Highlights & Insights

  • Elegant exploitation of 3D VAE temporal compression: Converting the inherent temporal mapping of 3D VAEs into an attribution signal source is a highly elegant insight. This paradigm of "leveraging model architectural properties for forensics" is generalizable to detection tasks targeting other architecture-specific components.
  • Differential reconstruction eliminates content bias: Rather than examining absolute reconstruction error — which is confounded by video content — the method examines the ratio between normal and corrupted reconstructions, making the signal depend solely on VAE distribution matching and substantially improving robustness.
  • Practical few-shot, training-free design: Achieving 90% accuracy with only 20 attributed video samples and no model training is highly practical given the rapid proliferation of new generative models.

Limitations & Future Work

  • Attribution accuracy drops to 85.3% for LTX-Video due to its decoder denoising step; the method may require adaptation for future models with more complex VAE designs.
  • Currently limited to white-box VAE access scenarios, restricting usability to model owners rather than third-party auditors.
  • Robustness to video compression (e.g., H.264/H.265) is not discussed.
  • Attribution may fail when multiple models share the same VAE (e.g., fine-tuned variants of a common base model).
  • Future directions include black-box attribution settings and integration of frequency-domain analysis to enhance detection for complex VAEs.
  • vs. AEDR: An image attribution method performing attribution via VAE reconstruction consistency. SWIFT extends this to video; the key innovation is differential reconstruction along the temporal dimension rather than purely spatial reconstruction, improving accuracy from 73.6% to 94.0%.
  • vs. RONAN/LatentTracer: Gradient-optimization-based image attribution methods with high computational overhead. SWIFT requires no gradient optimization, relying only on forward encoding and decoding.
  • vs. Watermarking methods: Watermarking requires modifying the generation pipeline.
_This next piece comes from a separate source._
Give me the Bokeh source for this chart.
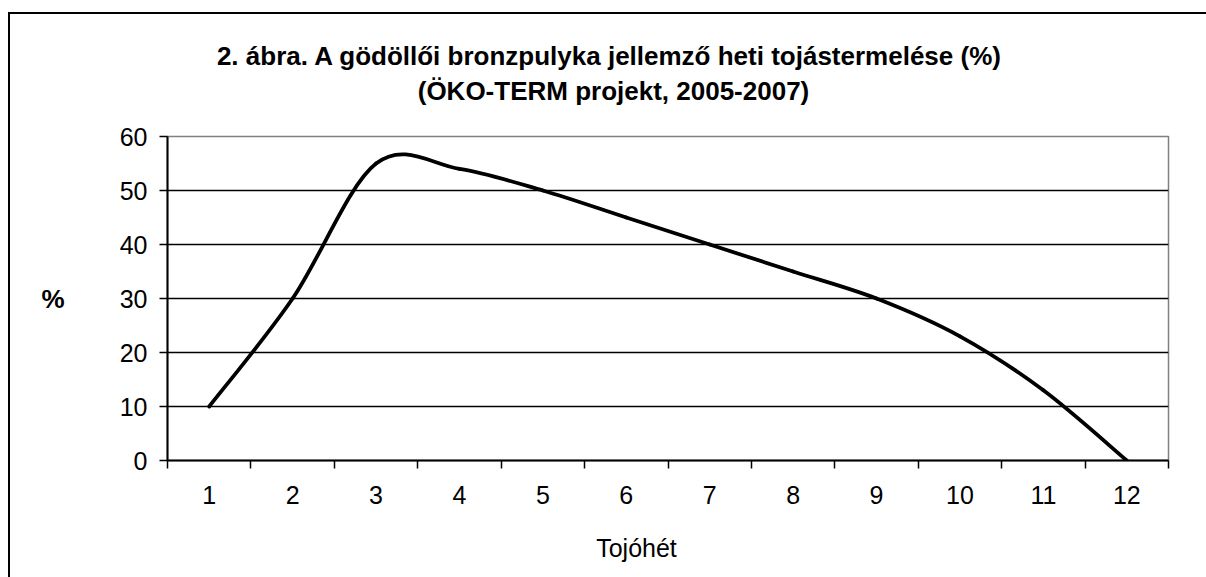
import numpy as np
from bokeh.plotting import figure
from bokeh.layouts import column
from bokeh.models import Range1d, FixedTicker, Label
from bokeh.embed import file_html
from bokeh.resources import INLINE

# ---- data ----
weeks = [1, 2, 3, 4, 5, 6, 7, 8, 9, 10, 11, 12]
production = [10, 30, 55, 54, 50, 45, 40, 35, 30, 23, 13, 0]
y_ticks = [0, 10, 20, 30, 40, 50, 60]
grid_ticks = [10, 20, 30, 40, 50]
week_bounds = [w - 0.5 for w in weeks] + [weeks[-1] + 0.5]
title_line1 = "2. ábra. A  gödöllői bronzpulyka jellemző heti tojástermelése (%)"
title_line2 = "(ÖKO-TERM projekt, 2005-2007)"
x_title = "Tojóhét"
y_title = "%"

FONT = "Liberation Sans"
W = 1196
BL, BR = 157, 38          # left / right borders of the chart frame
H_TOP, H_MAIN, H_BOT = 102, 404, 57


def text_panel(height):
    # frame aligned with the chart frame; x data units == canvas pixels
    f = figure(width=W, height=height, output_backend="svg", toolbar_location=None,
               title=None, x_axis_type=None, y_axis_type=None,
               x_range=Range1d(BL, W - BR), y_range=Range1d(height, 0),
               min_border_left=BL, min_border_right=BR,
               min_border_top=0, min_border_bottom=0)
    f.outline_line_color = None
    f.background_fill_color = "white"
    f.border_fill_color = "white"
    return f


def add_label(f, text, x, y, size, bold):
    f.add_layout(Label(x=x, y=y, text=text, text_align="center",
                       text_baseline="alphabetic", text_font=FONT,
                       text_font_size=size,
                       text_font_style="bold" if bold else "normal",
                       text_color="black"))


# ---- title panel ----
top = text_panel(H_TOP)
add_label(top, title_line1, 603, 41, "26px", True)
add_label(top, title_line2, 603, 76, "26px", True)

# ---- main chart ----
p = figure(width=W, height=H_MAIN, output_backend="svg", toolbar_location=None,
           title=None,
           x_range=Range1d(0.5, 12.5), y_range=Range1d(0, 60),
           min_border_left=BL, min_border_right=BR,
           min_border_top=20, min_border_bottom=60)
p.background_fill_color = "white"
p.border_fill_color = "white"
p.outline_line_color = "#808080"
p.outline_line_width = 1.5

p.xgrid.visible = False
p.ygrid.ticker = FixedTicker(ticks=grid_ticks)
p.ygrid.grid_line_color = "black"
p.ygrid.grid_line_width = 1.5

xa = p.xaxis[0]
xa.ticker = FixedTicker(ticks=weeks, minor_ticks=week_bounds)
xa.major_tick_line_color = None
xa.minor_tick_line_color = "black"
xa.minor_tick_line_width = 1.5
xa.minor_tick_out = 8
xa.minor_tick_in = 0
xa.axis_line_color = "black"
xa.axis_line_width = 2
xa.major_label_text_font = FONT
xa.major_label_text_font_size = "25px"
xa.major_label_text_color = "black"
xa.major_label_standoff = 17

ya = p.yaxis[0]
ya.ticker = FixedTicker(ticks=y_ticks)
ya.major_tick_line_color = "black"
ya.major_tick_line_width = 1.5
ya.major_tick_out = 8
ya.major_tick_in = 0
ya.minor_tick_line_color = None
ya.axis_line_color = "black"
ya.axis_line_width = 2
ya.major_label_text_font = FONT
ya.major_label_text_font_size = "25px"
ya.major_label_text_color = "black"
ya.major_label_standoff = 12
ya.axis_label = y_title
ya.axis_label_orientation = "horizontal"
ya.axis_label_text_font = FONT
ya.axis_label_text_font_size = "26px"
ya.axis_label_text_font_style = "bold"
ya.axis_label_text_color = "black"
ya.axis_label_standoff = 52

# smoothed line (Excel-style Bezier through the data points)
x = np.array(weeks, dtype=float)
y = np.array(production, dtype=float)
xp = np.concatenate([[x[0]], x, [x[-1]]])
yp = np.concatenate([[y[0]], y, [y[-1]]])
n = len(x)
x0 = xp[1:n]; y0 = yp[1:n]
x1 = xp[2:n + 1]; y1 = yp[2:n + 1]
cx0 = x0 + (xp[2:n + 1] - xp[0:n - 1]) / 6.0
cy0 = y0 + (yp[2:n + 1] - yp[0:n - 1]) / 6.0
cx1 = x1 - (xp[3:n + 2] - xp[1:n]) / 6.0
cy1 = y1 - (yp[3:n + 2] - yp[1:n]) / 6.0
p.bezier(x0=x0, y0=y0, x1=x1, y1=y1, cx0=cx0, cy0=cy0, cx1=cx1, cy1=cy1,
         line_color="black", line_width=3.8, line_cap="round")

# ---- bottom panel with x-axis title ----
bot = text_panel(H_BOT)
add_label(bot, x_title, 626, 27, "25px", False)

layout = column(top, p, bot, spacing=0)
layout.styles = {"border-left": "2px solid black", "border-top": "2px solid black",
                 "margin-top": "12px", "margin-left": "8px"}

open("out.html", "w").write(file_html(layout, INLINE))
SWIFT is entirely passive and transparent to the generation process.

Rating

  • Novelty: ⭐⭐⭐⭐⭐ — First formulation of this task; elegant exploitation of 3D VAE temporal properties; unique differential reconstruction design.
  • Experimental Thoroughness: ⭐⭐⭐⭐ — Comprehensive evaluation across 5 models with detailed ablations; lacks robustness testing under video compression.
  • Writing Quality: ⭐⭐⭐⭐ — Clear formal definitions; some notation is redundant.
  • Value: ⭐⭐⭐⭐⭐ — Highly practical; the few-shot training-free paradigm has significant implications for AI safety.